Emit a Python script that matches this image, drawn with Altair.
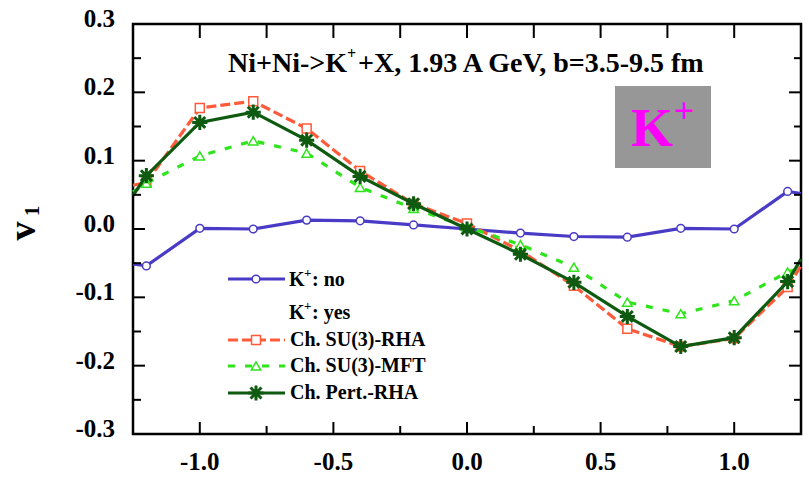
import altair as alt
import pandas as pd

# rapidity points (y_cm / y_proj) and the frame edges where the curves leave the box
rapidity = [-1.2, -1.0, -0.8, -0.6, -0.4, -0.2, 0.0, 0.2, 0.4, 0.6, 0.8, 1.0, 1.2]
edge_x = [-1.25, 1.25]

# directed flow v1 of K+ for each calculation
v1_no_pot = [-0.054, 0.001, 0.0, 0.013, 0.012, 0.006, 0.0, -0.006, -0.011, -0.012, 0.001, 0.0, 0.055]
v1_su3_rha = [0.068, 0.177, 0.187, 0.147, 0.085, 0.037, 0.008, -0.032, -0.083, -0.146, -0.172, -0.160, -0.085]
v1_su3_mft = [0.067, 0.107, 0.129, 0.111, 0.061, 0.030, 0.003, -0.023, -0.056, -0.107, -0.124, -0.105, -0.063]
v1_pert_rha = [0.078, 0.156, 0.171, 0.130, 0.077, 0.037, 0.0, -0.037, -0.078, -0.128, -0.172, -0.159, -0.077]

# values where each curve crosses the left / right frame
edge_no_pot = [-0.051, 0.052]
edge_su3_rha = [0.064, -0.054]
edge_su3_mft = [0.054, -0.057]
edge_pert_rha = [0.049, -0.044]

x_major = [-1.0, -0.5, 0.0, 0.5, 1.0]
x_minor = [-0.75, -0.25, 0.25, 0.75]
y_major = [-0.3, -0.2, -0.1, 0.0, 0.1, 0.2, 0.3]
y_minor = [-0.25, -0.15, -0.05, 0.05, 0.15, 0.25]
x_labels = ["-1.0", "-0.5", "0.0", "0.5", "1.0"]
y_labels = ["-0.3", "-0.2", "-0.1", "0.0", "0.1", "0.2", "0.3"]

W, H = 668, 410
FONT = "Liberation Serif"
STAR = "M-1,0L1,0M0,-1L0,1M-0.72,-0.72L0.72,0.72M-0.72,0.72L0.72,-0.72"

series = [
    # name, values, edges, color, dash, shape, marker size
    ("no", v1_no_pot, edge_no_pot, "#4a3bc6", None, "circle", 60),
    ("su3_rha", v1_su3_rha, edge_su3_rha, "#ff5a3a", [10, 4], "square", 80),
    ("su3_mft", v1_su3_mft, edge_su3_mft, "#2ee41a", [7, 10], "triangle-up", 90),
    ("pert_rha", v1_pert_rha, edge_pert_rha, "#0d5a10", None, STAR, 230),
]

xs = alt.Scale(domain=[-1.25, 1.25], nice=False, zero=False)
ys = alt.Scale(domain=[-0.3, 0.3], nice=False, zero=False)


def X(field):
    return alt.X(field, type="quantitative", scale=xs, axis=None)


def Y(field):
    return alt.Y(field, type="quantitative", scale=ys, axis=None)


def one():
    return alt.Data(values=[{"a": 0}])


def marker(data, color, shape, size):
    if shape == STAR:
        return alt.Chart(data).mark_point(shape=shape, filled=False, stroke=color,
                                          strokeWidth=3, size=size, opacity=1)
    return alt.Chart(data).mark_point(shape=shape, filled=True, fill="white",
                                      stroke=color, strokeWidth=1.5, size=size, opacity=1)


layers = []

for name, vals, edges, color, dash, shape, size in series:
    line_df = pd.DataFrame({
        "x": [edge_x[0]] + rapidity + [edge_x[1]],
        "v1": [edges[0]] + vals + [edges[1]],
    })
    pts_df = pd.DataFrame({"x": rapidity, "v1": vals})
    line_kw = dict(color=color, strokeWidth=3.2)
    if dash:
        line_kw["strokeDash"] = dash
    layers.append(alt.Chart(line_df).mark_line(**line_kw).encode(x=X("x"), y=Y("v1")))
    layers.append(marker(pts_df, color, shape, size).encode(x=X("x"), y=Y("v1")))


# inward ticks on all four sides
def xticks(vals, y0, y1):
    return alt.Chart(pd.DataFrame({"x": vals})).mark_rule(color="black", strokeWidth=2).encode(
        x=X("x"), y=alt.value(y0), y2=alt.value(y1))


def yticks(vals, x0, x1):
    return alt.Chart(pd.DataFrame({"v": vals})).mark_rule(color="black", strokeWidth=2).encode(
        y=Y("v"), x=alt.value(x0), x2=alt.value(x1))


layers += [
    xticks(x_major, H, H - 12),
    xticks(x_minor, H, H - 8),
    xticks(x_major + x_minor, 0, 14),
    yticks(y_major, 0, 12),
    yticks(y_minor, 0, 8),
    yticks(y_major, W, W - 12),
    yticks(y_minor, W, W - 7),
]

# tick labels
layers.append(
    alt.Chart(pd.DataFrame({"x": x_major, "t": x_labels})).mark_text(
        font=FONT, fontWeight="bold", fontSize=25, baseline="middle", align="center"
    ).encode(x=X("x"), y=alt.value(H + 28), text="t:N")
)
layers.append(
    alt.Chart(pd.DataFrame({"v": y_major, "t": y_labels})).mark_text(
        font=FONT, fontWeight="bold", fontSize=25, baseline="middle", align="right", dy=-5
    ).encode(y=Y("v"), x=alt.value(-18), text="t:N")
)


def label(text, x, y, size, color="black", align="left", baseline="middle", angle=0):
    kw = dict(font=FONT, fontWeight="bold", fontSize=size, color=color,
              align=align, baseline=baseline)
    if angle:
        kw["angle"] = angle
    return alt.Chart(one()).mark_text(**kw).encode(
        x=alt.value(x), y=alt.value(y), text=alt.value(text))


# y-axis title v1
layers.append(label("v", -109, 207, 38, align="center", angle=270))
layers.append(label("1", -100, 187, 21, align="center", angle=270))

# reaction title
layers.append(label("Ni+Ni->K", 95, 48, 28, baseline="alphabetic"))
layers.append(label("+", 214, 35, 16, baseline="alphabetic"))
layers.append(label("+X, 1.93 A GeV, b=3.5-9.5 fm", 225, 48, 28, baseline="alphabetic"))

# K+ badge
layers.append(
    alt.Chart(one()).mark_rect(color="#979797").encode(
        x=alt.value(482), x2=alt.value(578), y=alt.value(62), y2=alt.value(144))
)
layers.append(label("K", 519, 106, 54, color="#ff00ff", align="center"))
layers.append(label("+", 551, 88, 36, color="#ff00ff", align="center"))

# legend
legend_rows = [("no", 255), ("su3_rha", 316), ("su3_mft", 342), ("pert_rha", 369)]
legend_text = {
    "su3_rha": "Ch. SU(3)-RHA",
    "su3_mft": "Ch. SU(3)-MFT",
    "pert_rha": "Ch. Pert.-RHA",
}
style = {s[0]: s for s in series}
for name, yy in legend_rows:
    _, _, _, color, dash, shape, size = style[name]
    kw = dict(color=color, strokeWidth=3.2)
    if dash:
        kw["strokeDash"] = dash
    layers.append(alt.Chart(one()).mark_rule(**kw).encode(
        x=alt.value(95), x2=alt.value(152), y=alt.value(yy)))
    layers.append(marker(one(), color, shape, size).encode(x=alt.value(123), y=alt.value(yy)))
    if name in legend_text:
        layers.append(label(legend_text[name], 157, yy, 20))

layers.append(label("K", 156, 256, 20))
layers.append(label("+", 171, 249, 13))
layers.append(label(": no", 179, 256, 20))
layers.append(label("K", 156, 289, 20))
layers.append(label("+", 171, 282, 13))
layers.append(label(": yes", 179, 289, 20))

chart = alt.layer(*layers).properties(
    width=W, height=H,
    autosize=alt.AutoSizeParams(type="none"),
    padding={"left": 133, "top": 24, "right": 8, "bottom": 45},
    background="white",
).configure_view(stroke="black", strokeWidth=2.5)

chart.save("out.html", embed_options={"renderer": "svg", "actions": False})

++++

> _GIVEN INSTRUCTION_
Repeat only the lines from the beginning of the material through the line containing "edge_pert_rha = [0.049, -0.044]", both ends kept, leaving pictures out.

> _FULL OUTPUT_
Emit a Python script that matches this image, drawn with Altair.
import altair as alt
import pandas as pd

# rapidity points (y_cm / y_proj) and the frame edges where the curves leave the box
rapidity = [-1.2, -1.0, -0.8, -0.6, -0.4, -0.2, 0.0, 0.2, 0.4, 0.6, 0.8, 1.0, 1.2]
edge_x = [-1.25, 1.25]

# directed flow v1 of K+ for each calculation
v1_no_pot = [-0.054, 0.001, 0.0, 0.013, 0.012, 0.006, 0.0, -0.006, -0.011, -0.012, 0.001, 0.0, 0.055]
v1_su3_rha = [0.068, 0.177, 0.187, 0.147, 0.085, 0.037, 0.008, -0.032, -0.083, -0.146, -0.172, -0.160, -0.085]
v1_su3_mft = [0.067, 0.107, 0.129, 0.111, 0.061, 0.030, 0.003, -0.023, -0.056, -0.107, -0.124, -0.105, -0.063]
v1_pert_rha = [0.078, 0.156, 0.171, 0.130, 0.077, 0.037, 0.0, -0.037, -0.078, -0.128, -0.172, -0.159, -0.077]

# values where each curve crosses the left / right frame
edge_no_pot = [-0.051, 0.052]
edge_su3_rha = [0.064, -0.054]
edge_su3_mft = [0.054, -0.057]
edge_pert_rha = [0.049, -0.044]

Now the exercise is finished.